Teaching about rescue should be a part of a Holocaust curriculum, but not romanticized in a way that over emphasizes its part in the history. Less than one half of once percent of European non-Jews were involved in rescue efforts during the Holocaust. “Schindler’s List” is an excellent movie, and I show it for extra credit each year, but it should not be the only instruction students receive on the Holocaust, therefore giving students the idea that this is the typical story of the Holocaust.

As educators, we need to be cognizant of the films we show to our students. In our society, which is inundated with media and entertainment, there are many movies and pieces of historical fiction that tell a great story, but fail to tell all of the history or misrepresent it. Before showing a movie, we should ask ourselves “Why am I showing this? What do I want students to get out of this?” There might be a time and a place for “Life is Beautiful”, but as a Hollywood movie that misrepresents the history, it should not be used in an historical nature. The same can be said for movies like “The Boy in Stripped Pajamas” and “Jakob the Liar”.
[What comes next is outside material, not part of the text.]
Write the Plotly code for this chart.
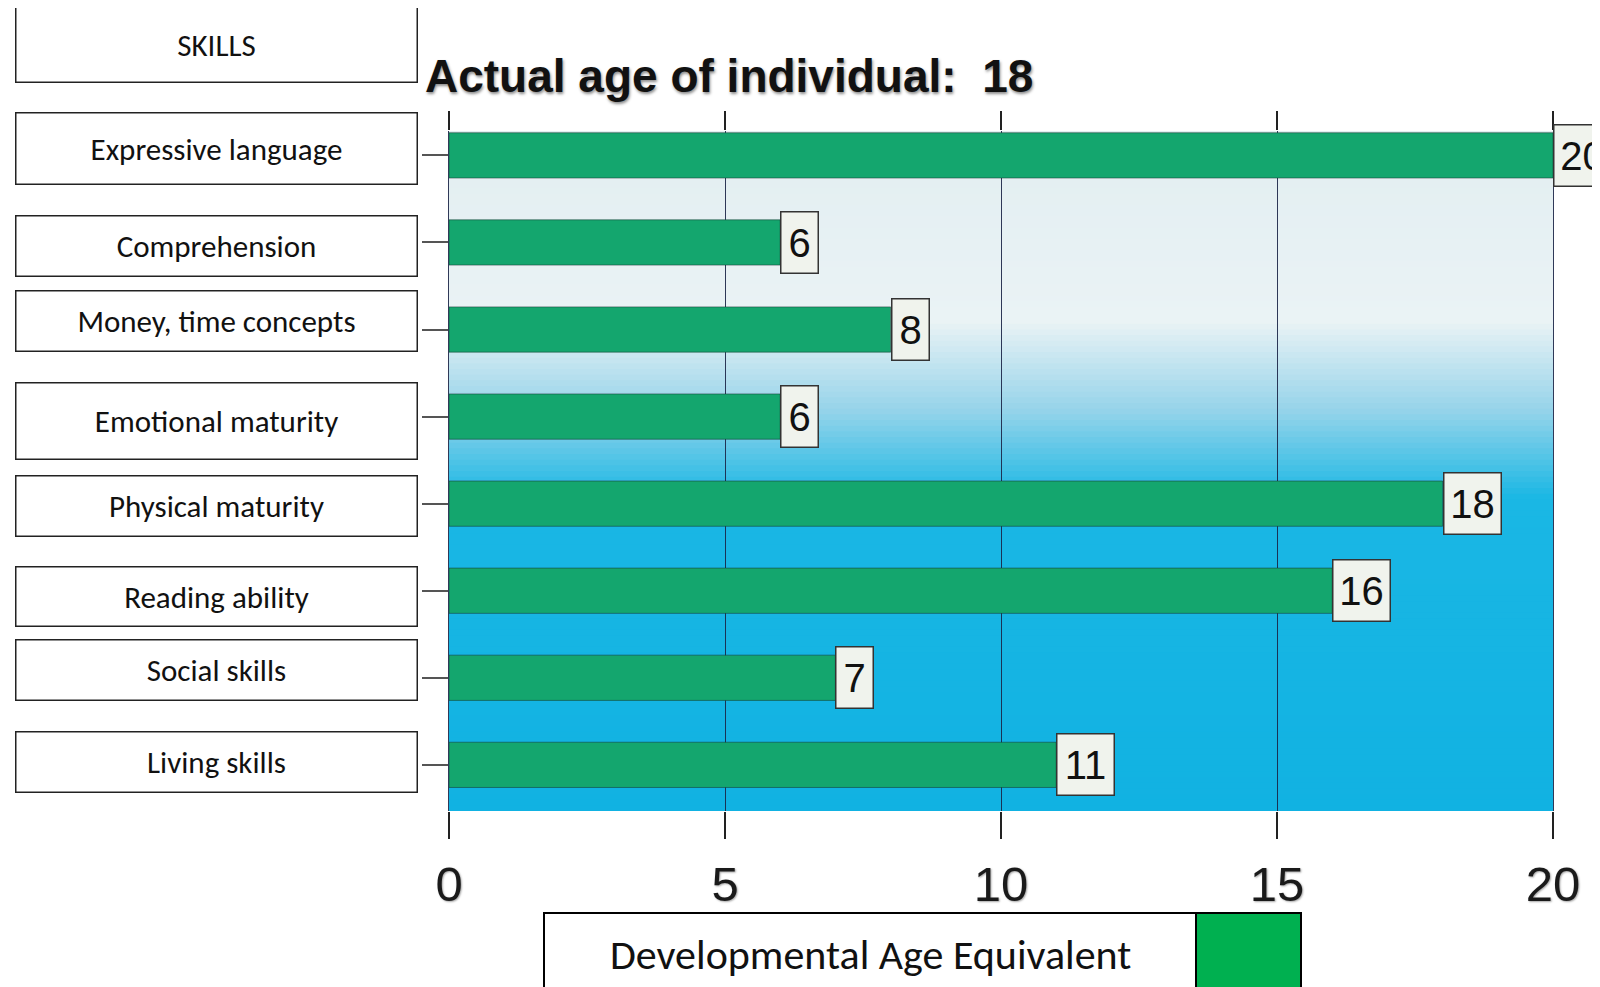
import plotly.graph_objects as go

# ---------------- data ----------------
skills = ["Expressive language", "Comprehension", "Money, time concepts",
          "Emotional maturity", "Physical maturity", "Reading ability",
          "Social skills", "Living skills"]
dev_age = [20, 6, 8, 6, 18, 16, 7, 11]
actual_age = 18
x_ticks = [0, 5, 10, 15, 20]
series_name = "Developmental Age Equivalent"
header = "SKILLS"

# ---------------- styling ----------------
W, H = 1600, 987
OFF = 8  # page body margin offset
PL, PT, PR, PB = 449, 131, 1553, 811  # plot area in page pixels
L, T = PL - OFF, PT - OFF
R, B = W - (PR - OFF), H - (PB - OFF)
PW, PH = PR - PL, PB - PT

def px_x(p):
    return (p - PL) / PW

def px_y(p):
    return (PB - p) / PH

GREEN = "rgb(20,166,110)"
SANS = "Liberation Sans Narrow, Arial Narrow, Liberation Sans, Arial, sans-serif"
BOXFONT = "Carlito, Calibri, Lato, Open Sans, sans-serif"

fig = go.Figure()
fig.add_trace(go.Bar(
    x=dev_age, y=skills, orientation="h",
    marker=dict(color=GREEN, line=dict(color="rgba(20,50,45,0.5)", width=1)),
    showlegend=False, hoverinfo="x+y",
))
# helper trace to activate a top axis for the upper tick marks
fig.add_trace(go.Scatter(x=[None], y=[None], xaxis="x2", showlegend=False, hoverinfo="skip"))

# gradient background
stops = [(0.0, (17, 178, 226)), (0.46, (26, 183, 228)), (0.59, (150, 212, 234)),
         (0.72, (234, 243, 245)), (1.0, (226, 238, 241))]
def col(t):
    for (a, ca), (b, cb) in zip(stops[:-1], stops[1:]):
        if a <= t <= b:
            f = (t - a) / (b - a) if b > a else 0
            return "rgb(%d,%d,%d)" % tuple(round(ca[i] + (cb[i] - ca[i]) * f) for i in range(3))
    return "rgb(%d,%d,%d)" % stops[-1][1]
N = 120
shapes = []
for i in range(N):
    y0, y1 = i / N, (i + 1) / N + 0.002
    shapes.append(dict(type="rect", xref="x domain", yref="y domain", x0=0, x1=1,
                       y0=y0, y1=min(y1, 1), fillcolor=col((i + 0.5) / N),
                       line=dict(width=0), layer="below"))

# legend box
lx0, lx1, lx2 = 544, 1196, 1301
ly0, ly1 = 913, 1010
shapes.append(dict(type="rect", xref="paper", yref="paper", x0=px_x(lx0), x1=px_x(lx1),
                   y0=px_y(ly1), y1=px_y(ly0), fillcolor="white",
                   line=dict(color="black", width=2)))
shapes.append(dict(type="rect", xref="paper", yref="paper", x0=px_x(lx1), x1=px_x(lx2),
                   y0=px_y(ly1), y1=px_y(ly0), fillcolor="rgb(0,176,80)",
                   line=dict(color="black", width=2)))

annotations = []
# title
annotations.append(dict(
    text="Actual age of individual:&nbsp;&nbsp;" + str(actual_age),
    xref="paper", yref="paper", x=px_x(423), y=px_y(76), xanchor="left", yanchor="middle",
    showarrow=False,
    font=dict(family=SANS, size=46, color="#111", weight="bold",
              shadow="1px 2px 3px rgba(0,0,0,0.45)")))
# header box
annotations.append(dict(
    text=header, xref="paper", yref="paper", x=px_x(216), y=px_y(44.5),
    xanchor="center", yanchor="middle", showarrow=False,
    width=400, height=74, bgcolor="white", bordercolor="#222", borderwidth=1.5, borderpad=0,
    font=dict(family=BOXFONT, size=31, color="#111")))
# skill label boxes
box_h = [70, 59, 59, 75, 59, 58, 59, 59]
box_shift = [7, -4, 9, -4, -2, -6, 8, 3]
for s, h, sh in zip(skills, box_h, box_shift):
    annotations.append(dict(
        text=s, xref="paper", yref="y", x=px_x(216), y=s, yshift=sh,
        xanchor="center", yanchor="middle", showarrow=False,
        width=400, height=h, bgcolor="white", bordercolor="#222", borderwidth=1.5, borderpad=0,
        font=dict(family=BOXFONT, size=31, color="#111")))
# value label boxes
for s, v in zip(skills, dev_age):
    annotations.append(dict(
        text=str(v), xref="x", yref="y", x=v, y=s, xanchor="left", yanchor="middle",
        showarrow=False, width=34 if len(str(v)) == 1 else 54, height=58,
        bgcolor="rgb(240,243,237)", bordercolor="#333", borderwidth=1.5, borderpad=1,
        font=dict(family=SANS, size=40, color="#111")))
# legend text
annotations.append(dict(
    text=series_name, xref="paper", yref="paper", x=px_x((lx0 + lx1) / 2), y=px_y(955),
    xanchor="center", yanchor="middle", showarrow=False,
    font=dict(family=BOXFONT, size=42, color="#111")))

fig.update_layout(
    width=W, height=H, margin=dict(l=L, r=R, t=T, b=B, autoexpand=False),
    paper_bgcolor="white", plot_bgcolor="rgba(0,0,0,0)",
    bargap=0.48, shapes=shapes, annotations=annotations,
    xaxis=dict(range=[0, 20], tickvals=x_ticks, ticktext=[str(t) for t in x_ticks],
               showgrid=True, gridcolor="rgba(25,35,70,0.9)", gridwidth=1,
               zeroline=False, showline=False,
               ticks="outside", ticklen=27, tickwidth=1.5, tickcolor="#222",
               ticklabelstandoff=3,
               tickfont=dict(family=SANS, size=49, color="#1a1a1a",
                             shadow="1px 1px 2px rgba(0,0,0,0.35)")),
    xaxis2=dict(range=[0, 20], tickvals=x_ticks, overlaying="x", side="top", anchor="y",
                showgrid=False, zeroline=False, showticklabels=False,
                ticks="outside", ticklen=19, tickwidth=1.5, tickcolor="#222"),
    yaxis=dict(type="category", categoryarray=skills, range=[7.53, -0.28],
               showgrid=False, zeroline=False, showticklabels=False,
               showline=True, mirror=True, linecolor="rgba(25,35,70,0.9)", linewidth=1,
               ticks="outside", ticklen=26, tickwidth=2, tickcolor="#555"),
    showlegend=False,
)

fig.write_html("out.html")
There are many engaging and compelling stories that are historically correct. If you are looking for suggestions, feel free to refer to this list of movies and books and also MCHE 's annotated film list.

According to the United States Holocaust Memorial Museum, “Accuracy of fact along with a balanced perspective on the history must be a priority.” I firmly believe that we owe this to our students in all studies of history and especially when educating about the Holocaust.